La Caisse nationale de l’assurance maladie (Cnam) suit cette tendance et s’est opposée à de multiples reprises au HDH. En février 2021, une version du projet de décret encadrant le Health Data Hub prévoyait une obligation d’hébergement des données du SNDS dans l’Union européenne (UE). La Cnam n’a pas confiance et considère que « les conditions juridiques nécessaires à la protection de ces données ne semblent pas réunies pour que l’ensemble de la base principale soit mis à disposition d’une entreprise non soumise exclusivement au droit européen ».

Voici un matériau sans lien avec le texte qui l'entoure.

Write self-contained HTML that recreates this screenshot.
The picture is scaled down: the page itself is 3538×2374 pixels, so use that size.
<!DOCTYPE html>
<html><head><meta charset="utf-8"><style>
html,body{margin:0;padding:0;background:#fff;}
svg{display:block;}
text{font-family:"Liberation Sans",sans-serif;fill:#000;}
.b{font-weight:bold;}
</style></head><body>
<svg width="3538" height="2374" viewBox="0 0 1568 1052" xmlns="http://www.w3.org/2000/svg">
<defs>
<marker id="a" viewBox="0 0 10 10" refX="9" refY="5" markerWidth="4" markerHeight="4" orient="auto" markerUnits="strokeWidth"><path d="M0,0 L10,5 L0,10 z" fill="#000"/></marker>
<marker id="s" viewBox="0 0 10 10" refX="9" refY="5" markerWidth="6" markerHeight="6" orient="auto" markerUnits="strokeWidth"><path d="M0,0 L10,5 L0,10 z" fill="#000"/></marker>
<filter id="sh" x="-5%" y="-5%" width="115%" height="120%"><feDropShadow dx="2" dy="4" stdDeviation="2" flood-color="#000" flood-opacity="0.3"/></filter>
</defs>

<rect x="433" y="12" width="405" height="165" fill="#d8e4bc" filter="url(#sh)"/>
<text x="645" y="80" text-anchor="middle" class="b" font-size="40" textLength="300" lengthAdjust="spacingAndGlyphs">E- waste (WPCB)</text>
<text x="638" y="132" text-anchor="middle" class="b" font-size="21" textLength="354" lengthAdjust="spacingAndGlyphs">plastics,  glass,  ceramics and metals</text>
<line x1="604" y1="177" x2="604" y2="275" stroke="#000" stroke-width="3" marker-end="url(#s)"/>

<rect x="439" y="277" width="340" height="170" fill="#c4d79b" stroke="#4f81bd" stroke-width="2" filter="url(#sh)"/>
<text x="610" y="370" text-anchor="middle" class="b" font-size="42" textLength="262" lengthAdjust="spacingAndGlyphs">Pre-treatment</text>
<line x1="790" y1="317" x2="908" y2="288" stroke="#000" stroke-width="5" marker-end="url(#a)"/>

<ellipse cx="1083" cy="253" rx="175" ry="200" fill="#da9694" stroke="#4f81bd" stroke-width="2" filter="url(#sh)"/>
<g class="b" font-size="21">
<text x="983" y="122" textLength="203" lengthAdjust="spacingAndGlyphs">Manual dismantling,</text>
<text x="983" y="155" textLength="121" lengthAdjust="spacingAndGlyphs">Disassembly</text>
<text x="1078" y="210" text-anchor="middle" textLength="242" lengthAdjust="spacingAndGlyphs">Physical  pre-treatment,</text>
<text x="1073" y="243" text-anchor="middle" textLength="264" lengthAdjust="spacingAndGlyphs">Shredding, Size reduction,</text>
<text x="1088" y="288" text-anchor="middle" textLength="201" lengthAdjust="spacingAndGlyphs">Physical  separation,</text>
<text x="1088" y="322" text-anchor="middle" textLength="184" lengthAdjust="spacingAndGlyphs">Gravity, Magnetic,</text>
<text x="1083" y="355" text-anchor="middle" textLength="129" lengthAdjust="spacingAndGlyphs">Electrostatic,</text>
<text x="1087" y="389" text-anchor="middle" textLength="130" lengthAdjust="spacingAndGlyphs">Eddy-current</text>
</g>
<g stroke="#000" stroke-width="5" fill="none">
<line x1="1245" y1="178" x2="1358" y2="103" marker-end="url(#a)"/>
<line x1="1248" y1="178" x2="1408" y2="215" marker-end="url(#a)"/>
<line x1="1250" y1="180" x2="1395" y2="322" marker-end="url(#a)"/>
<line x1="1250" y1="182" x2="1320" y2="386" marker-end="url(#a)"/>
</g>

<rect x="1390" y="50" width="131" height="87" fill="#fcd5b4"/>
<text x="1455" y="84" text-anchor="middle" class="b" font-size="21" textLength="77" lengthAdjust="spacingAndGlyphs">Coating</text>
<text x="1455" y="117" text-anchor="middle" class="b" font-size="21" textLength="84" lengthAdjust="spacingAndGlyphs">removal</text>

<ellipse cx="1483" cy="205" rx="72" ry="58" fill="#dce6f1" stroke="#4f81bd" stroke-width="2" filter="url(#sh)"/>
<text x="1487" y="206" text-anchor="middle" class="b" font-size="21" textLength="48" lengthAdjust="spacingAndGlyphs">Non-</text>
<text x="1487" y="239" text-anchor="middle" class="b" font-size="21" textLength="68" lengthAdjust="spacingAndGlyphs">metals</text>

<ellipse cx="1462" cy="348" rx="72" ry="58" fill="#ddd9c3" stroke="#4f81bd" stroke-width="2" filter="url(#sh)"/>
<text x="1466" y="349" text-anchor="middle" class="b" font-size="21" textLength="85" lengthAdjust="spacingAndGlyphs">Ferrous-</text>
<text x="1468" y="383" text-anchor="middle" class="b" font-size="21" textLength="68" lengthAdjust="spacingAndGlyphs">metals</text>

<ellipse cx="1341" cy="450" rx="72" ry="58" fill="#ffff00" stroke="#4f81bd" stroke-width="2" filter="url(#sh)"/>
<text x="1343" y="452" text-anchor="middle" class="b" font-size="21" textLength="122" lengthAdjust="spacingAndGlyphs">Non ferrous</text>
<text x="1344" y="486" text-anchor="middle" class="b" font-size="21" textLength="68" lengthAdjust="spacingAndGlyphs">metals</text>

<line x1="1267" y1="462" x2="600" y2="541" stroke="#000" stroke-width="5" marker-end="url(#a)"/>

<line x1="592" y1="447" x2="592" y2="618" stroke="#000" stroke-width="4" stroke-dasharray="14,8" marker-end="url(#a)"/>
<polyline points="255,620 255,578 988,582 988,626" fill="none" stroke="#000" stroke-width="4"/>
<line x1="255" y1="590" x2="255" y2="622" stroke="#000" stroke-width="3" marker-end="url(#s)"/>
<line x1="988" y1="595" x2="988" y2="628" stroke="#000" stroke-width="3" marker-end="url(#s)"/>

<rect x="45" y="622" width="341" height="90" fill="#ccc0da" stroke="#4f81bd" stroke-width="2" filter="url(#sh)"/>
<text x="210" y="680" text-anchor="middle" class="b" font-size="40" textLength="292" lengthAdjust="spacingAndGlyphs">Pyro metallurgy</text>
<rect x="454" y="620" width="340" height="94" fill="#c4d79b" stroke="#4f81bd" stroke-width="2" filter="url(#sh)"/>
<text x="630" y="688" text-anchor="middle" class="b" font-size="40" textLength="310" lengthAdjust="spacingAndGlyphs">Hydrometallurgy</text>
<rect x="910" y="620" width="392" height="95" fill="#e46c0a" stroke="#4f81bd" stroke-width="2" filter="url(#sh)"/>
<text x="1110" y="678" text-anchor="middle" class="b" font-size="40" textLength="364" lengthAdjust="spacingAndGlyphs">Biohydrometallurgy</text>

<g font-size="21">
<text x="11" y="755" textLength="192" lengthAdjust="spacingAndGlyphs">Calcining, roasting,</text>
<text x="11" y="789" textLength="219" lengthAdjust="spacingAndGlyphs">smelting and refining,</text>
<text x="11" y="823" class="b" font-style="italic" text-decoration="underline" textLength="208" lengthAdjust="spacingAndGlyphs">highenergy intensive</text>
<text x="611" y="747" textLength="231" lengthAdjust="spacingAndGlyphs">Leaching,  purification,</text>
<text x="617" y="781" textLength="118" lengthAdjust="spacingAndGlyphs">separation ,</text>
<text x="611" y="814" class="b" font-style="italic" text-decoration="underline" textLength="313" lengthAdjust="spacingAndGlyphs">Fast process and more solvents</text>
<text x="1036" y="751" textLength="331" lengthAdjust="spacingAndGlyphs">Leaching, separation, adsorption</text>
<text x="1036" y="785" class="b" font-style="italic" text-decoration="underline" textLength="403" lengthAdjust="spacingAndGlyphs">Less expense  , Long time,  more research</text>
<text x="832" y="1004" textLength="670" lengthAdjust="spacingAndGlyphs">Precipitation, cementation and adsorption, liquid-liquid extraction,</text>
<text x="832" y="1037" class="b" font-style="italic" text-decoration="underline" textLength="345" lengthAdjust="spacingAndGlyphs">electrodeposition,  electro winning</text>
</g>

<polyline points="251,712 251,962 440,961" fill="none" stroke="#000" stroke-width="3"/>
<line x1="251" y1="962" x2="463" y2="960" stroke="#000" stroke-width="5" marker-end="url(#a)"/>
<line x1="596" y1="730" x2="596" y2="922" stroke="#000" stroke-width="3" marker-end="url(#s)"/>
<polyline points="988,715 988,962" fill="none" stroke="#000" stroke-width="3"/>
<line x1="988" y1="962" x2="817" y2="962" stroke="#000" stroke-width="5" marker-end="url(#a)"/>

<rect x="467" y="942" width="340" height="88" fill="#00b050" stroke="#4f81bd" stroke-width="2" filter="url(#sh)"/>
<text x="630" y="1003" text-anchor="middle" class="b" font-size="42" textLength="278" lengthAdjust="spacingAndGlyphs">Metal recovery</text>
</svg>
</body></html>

Vers un cloud souverain français ?
Avec du recul, les projets en commun avec des pays de l’Union européenne n’ont jamais été une réussite comme le projet cloud européen « Gaia-x ». Ce fut un projet extrêmement complexe, regroupant 180 membres issus de 18 pays, dont 12 de l’Union européen. Il est particulièrement critiqué car il a été mis en place pour ne plus être dépendant du cloud américain, mais on retrouve quand même la présence des acteurs américains comme Microsoft, Google ou Amazon dans sa conception. À cela, nous pouvons évoquer également le système de positionnement par satellites “Galileo” avec un coût public total de 10 milliards d’euros, de 2007 à 2030. Par conséquent, ces projets ont été coûteux mais ils ont surtout offert du temps aux géants américains pour accentuer leurs positions.
Le 26 mars 2021, l’association Anticor a saisi le Parquet national financier en estimant que le contrat était attribué à Microsoft sans mise en concurrence. Une pression supplémentaire a été faite par la Cnam et l’association Interhop demandant l’ouverture d’un appel d’offres avec la mise en place d’une « commission indépendante ».